As you may recall, Balton and I have been improving upon our superhero skills during a recent stint at Flight School. We’re now officially more than halfway through the class and it’s definitely been a unique learning experience for the both of us. Balton’s trainer, and one of his biggest advocates, told us going in that she was less concerned about Balton’s ability to perform as in his ability to remain relaxed and maybe even happy in the new environment. I’ve tried to keep this in mind.
As I mentioned from Week 1, the Basic Skills classroom is much smaller than the one we usually work in, and everyone is much more in Balton’s space than what we typically encounter in our reactive dog class environment. Still, he managed to settle in well and overall, seemed surprisingly comfortable and focused in the first class. Going back for Week 2, I didn’t know whether he would continue to do well, or if he would carry in some new stress, which I know can happen. Sort of like the first time you take a cat to the vet, kitty has no problem getting in the carrier and seems to do all right through the visit, but then the next time kitty needs to go to the vet, or get into the carrier for anything, all bets are off.
Week 2 was a little more kitty carrier response, so to speak.
Frankly, I think Balton was just having a more reactive night than usual. We have a standard Thursday night school routine that involves me high tailing it home from work, taking both boys out for a potty break, grabbing our gear, giving Ollie a Kong, and rolling out the door. He’s to a point where he usually is good through all these regular rituals, but not so much on this day. Balton saw someone walking down the street on the potty break that made him go into a leash gremlin fit. Then he saw some people from the car while we were at stoplights (and we hit just about every light, of course) who needed to be told off. For my part, I was throwing treats into the backseat, running late, feeling frazzled, and breathing deep in an effort to curb my own inner gremlin.
I’ve gotten into the habit of bringing a mat with me and Balton, because he has long since had some issues with laying down on the floor. The classroom floors, for one, are sort of icky for him (we train in a dog daycare facility). Laying down is also a fairly vulnerable position for a dog to be in. But, when he lays down and gets himself into a settle position, it helps him to get his mind into a similarly more settled state. Anyways, Week 1 I had forgotten to bring the mat with me, but Balton had done just fine without it. I probably should have thought it a fluke and come prepared with the mat the next week, but hindsight is 20/20, right? Sure enough, the idea of laying down on the bare floor he had readily laid on one week earlier was a no-go.
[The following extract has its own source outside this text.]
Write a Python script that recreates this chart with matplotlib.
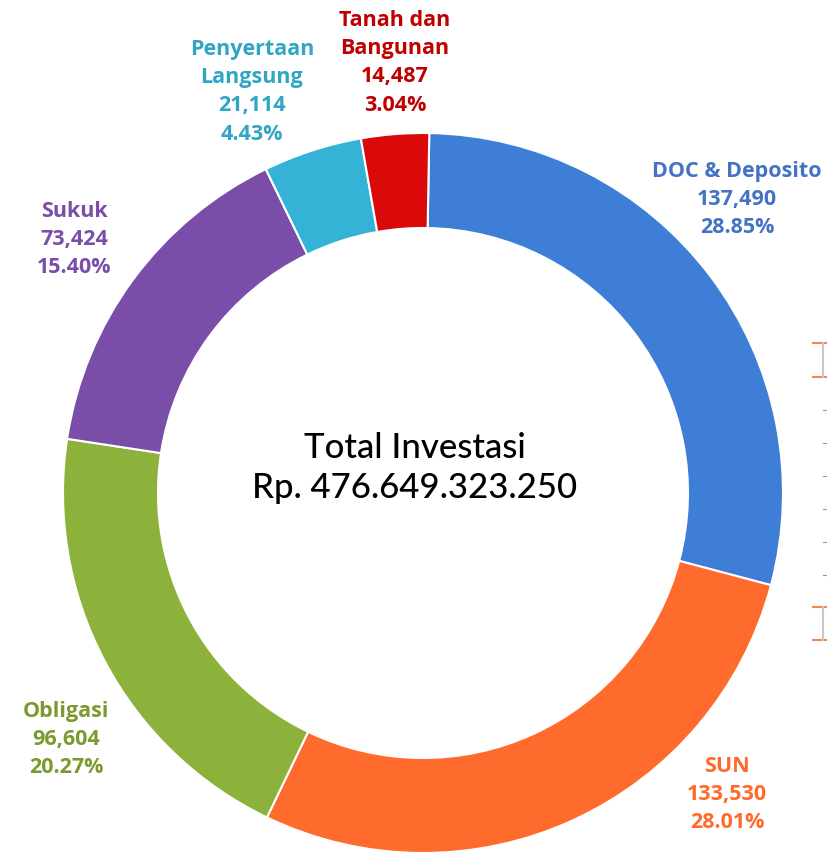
import matplotlib.pyplot as plt
from matplotlib.lines import Line2D

# data
categories = ['DOC & Deposito', 'SUN', 'Obligasi', 'Sukuk', 'Penyertaan\nLangsung', 'Tanah dan\nBangunan']
values = [137490, 133530, 96604, 73424, 21114, 14487]
percents = ['28.85%', '28.01%', '20.27%', '15.40%', '4.43%', '3.04%']
colors = ['#3E7ED6', '#FF6B2C', '#8CB23C', '#7A4DA8', '#35B3D6', '#DA0A0A']
label_colors = ['#4472C4', '#FF6A2A', '#7B9A2E', '#7A4DA8', '#31A5C4', '#C00000']

W, H = 827, 855
fig = plt.figure(figsize=(W / 100, H / 100), dpi=100)
ax = fig.add_axes([0, 0, 1, 1])

cx, cy = 423, H - 493
ax.pie(values, colors=colors, startangle=89, counterclock=False,
       center=(cx, cy), radius=360, frame=True,
       wedgeprops=dict(width=95, edgecolor='white', linewidth=1.5))
ax.set_xlim(0, W)
ax.set_ylim(0, H)
ax.set_aspect('equal')
ax.axis('off')

# label positions (pixel coords, top-left origin, top of text block)
label_pos = [(737, 161), (727, 756), (66, 701), (74, 201), (252, 39), (395, 10)]
for cat, v, p, col, (lx, ly) in zip(categories, values, percents, label_colors, label_pos):
    txt = f"{cat}\n{v:,}\n{p}"
    ax.text(lx, H - ly, txt, ha='center', va='top', color=col, fontsize=15.5,
            fontweight='bold', family='Open Sans', linespacing=1.45)

ax.text(cx - 8, H - 468, "Total Investasi\nRp. 476.649.323.250", ha='center', va='center',
        fontsize=25, family='Lato', fontweight='medium', color='black', linespacing=1.3)

# clipped table at the right edge
for y0, y1 in [(343, 377), (607, 640)]:
    ax.add_line(Line2D([813, W], [H - y0, H - y0], color='#F0894A', lw=1.5))
    ax.add_line(Line2D([813, W], [H - y1, H - y1], color='#F0894A', lw=1.5))
    ax.add_line(Line2D([823, 823], [H - y1, H - y0], color='#C8C8C8', lw=1.5))
for y in [410, 443, 476, 509, 542, 575]:
    ax.add_line(Line2D([823, W], [H - y, H - y], color='#999999', lw=0.8))

fig.savefig('out.png', dpi=100, facecolor='white')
I discovered that our usual go-to best snacks of meatballs and chicken were ineffective at getting/keeping attention, and since they was the best I had in my bag of tricks, Balton was pretty caught up in staring and barking at at the other dogs in the room. Towards the end of class, he was less reactive but still seemed stressed, and was quite honestly kind of shutting me out. We just never found our groove, and I think we both left class feeling exhausted.
Six months ago, I likely would have stewed and lingered and worried we were moving backwards in our progress. I might have worried that we should not go back the next week for fear of setting him back. I might have wondered if this was all a hopeless plight.
While these thoughts all sort of flashed in my head for a brief moment, I was able to identify a little more easily that we had quite simply had a bad day. And ya know what? Bad days happen, and it’s absolutely okay.
The next day, I loaded up on new and interesting treats (including some cheese sticks and steak strips from the grocery store). I decided not to be complacent at home and we began doing some more skills practice in a less distracting environment. We started working on shaping our Week 5 Talent Show Trick. In between weeks 2 and 3 of Flight School, we got back to partnering with each other and refreshing on how much fun learning is.
I read this article from Reactive Champion and was gently reminded that some classical conditioning, or creating a positive emotional response/association (vs. operant conditioning, or teaching a behavior) is sometimes all you can do or expect with a stressed out dog. Also, that “behavior modification is not a race against others.”
Sometimes, you just have to take a couple steps back in order to get a better look at the picture in front of you, before stepping forward to straighten it out a little bit.